Identifying your employees’ real motivation to performance

In a recent article, we discussed the importance of tapping into your workforce’s potential and interests to develop their competencies and create a culture of bar-raisers. According to this system, it is only “once employees understand the gap between their own skills and the competencies required by the position they aspire to attain” that training for optimal results begins to occur in the workplace, driven by employees’ need to succeed.

But success, as we previously mentioned, is a subjective matter, and it is ludicrous for an employer to assume that all employees aspire to be boss one day. Many are very content with fewer responsibilities in their careers, placing more emphasis on achieving success elsewhere in their life. What’s more, it is critical to have a diverse workforce to ensure performance at all levels of the organization.

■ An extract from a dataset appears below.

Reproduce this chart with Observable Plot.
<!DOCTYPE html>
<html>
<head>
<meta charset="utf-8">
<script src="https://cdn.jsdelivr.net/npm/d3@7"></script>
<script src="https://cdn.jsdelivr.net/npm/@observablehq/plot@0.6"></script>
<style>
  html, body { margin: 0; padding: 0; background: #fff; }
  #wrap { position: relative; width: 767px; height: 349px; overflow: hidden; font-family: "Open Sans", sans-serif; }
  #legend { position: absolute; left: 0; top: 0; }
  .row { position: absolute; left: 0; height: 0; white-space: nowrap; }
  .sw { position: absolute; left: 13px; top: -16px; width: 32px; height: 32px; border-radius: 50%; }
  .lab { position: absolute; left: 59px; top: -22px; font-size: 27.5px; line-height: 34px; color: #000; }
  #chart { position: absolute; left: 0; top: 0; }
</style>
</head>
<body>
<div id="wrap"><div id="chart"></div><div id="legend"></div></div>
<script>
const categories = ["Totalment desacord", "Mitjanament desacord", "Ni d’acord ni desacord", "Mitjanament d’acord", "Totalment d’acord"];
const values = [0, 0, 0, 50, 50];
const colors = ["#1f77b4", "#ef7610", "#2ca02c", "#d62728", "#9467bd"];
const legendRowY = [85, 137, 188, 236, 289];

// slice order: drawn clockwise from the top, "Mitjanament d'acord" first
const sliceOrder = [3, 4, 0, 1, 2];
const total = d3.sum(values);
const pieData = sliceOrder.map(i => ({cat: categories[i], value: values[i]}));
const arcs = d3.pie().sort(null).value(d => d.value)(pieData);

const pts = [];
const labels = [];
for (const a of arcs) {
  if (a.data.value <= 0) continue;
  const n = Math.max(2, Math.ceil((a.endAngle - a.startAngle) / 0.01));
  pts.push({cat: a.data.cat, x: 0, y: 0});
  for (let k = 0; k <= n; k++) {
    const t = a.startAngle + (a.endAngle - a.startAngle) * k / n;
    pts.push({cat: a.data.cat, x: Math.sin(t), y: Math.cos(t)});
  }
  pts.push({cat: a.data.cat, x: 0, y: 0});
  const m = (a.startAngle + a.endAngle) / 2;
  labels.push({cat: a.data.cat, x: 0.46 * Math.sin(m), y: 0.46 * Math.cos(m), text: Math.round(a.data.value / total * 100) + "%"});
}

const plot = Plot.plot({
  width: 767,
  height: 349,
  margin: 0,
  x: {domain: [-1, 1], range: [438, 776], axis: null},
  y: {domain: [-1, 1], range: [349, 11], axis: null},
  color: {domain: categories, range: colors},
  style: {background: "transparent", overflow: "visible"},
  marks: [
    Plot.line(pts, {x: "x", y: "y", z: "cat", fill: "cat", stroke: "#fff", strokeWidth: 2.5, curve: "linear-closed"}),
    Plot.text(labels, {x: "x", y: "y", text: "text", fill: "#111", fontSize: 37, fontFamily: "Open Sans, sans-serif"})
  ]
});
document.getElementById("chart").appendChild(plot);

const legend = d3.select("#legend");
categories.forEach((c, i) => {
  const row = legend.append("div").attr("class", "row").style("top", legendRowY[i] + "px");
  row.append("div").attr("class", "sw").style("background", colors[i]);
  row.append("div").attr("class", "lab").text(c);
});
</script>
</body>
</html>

McClelland’s theory assists us in accurately identifying your employees’ dominant need so that you may set appropriate goals (and expectations!), as well as provide the right feedback and incentives to get the best results out of every employee.

For instance, realizing that an employee possesses the potential to develop certain competencies required to access superior roles within your organization does not mean that your talent management system will succeed in unleashing it. Rather, McClelland’s study reveals that if the dominant motive of an employee under consideration for a managerial role is affiliation, presenting the benefits sought after by authority-driven individuals is unlikely to yield the intended results.

This can easily be compared to the effects of a customized value proposition on your business development strategies, relative to a generic proposal that doesn’t highlight the benefits sought after by the potential client. The potential of a new collaboration may be great, but failing to understand the motives of the person on the other side of the deal is unlikely to translate into the results you seek.

What’s good for the goose isn’t always good for the gander

By integrating and analyzing the most dominant need in your employees, you place yourself in a situation where you can adjust your own behavior and talent management approaches to drive superior results.

For instance, the theory proposes that to succeed in top management positions, a person should have a strong need for power and a low need for affiliation. And while authority-driven individuals are more likely to excel in these senior roles, it is achievement-motivated individuals who are better known for “making things happen and getting results”. But to encourage this behavior, employers need to provide constant feedback, with a fair share of praise. As such, when dealing with these employees, managers need to offer objective and regular performance reviews in order to set the pace for improvement and ultimately, superior results.

When combined with a customized competency-based approach to talent management, these insights into the characteristics of each person’s dominant motive to performance are critical to an organization’s success.

The case of ‘deliberate practice’, or the grooming of top performers

Once you have identified those employees who have 1) the competencies required by a given job role and 2) the motive to succeed in that role, it is important to assess the value of your professional development programs.

Scientific research shows that the quality and quantity of your coaching are as equally important, and that top performance is primarily the result of expert-level practice, NOT innate talent.

K. Anders Ericsson, a psychologist and scientific researcher at Florida State University, wrote a paper entitled The Role of Deliberate Practice in the Acquisition of Expert Performance, in which he states:

“We argue that the differences between expert (top) performers and normal adults (employees) reflect a life-long period of deliberate effort to improve performance in a specific domain.”

In other words, top performers – here referred to as ‘expert performers’ – are individuals who are developed to excel and deliver results. And this is where identifying the very motives that will drive an individual to train to become an expert performers becomes highly critical to the process.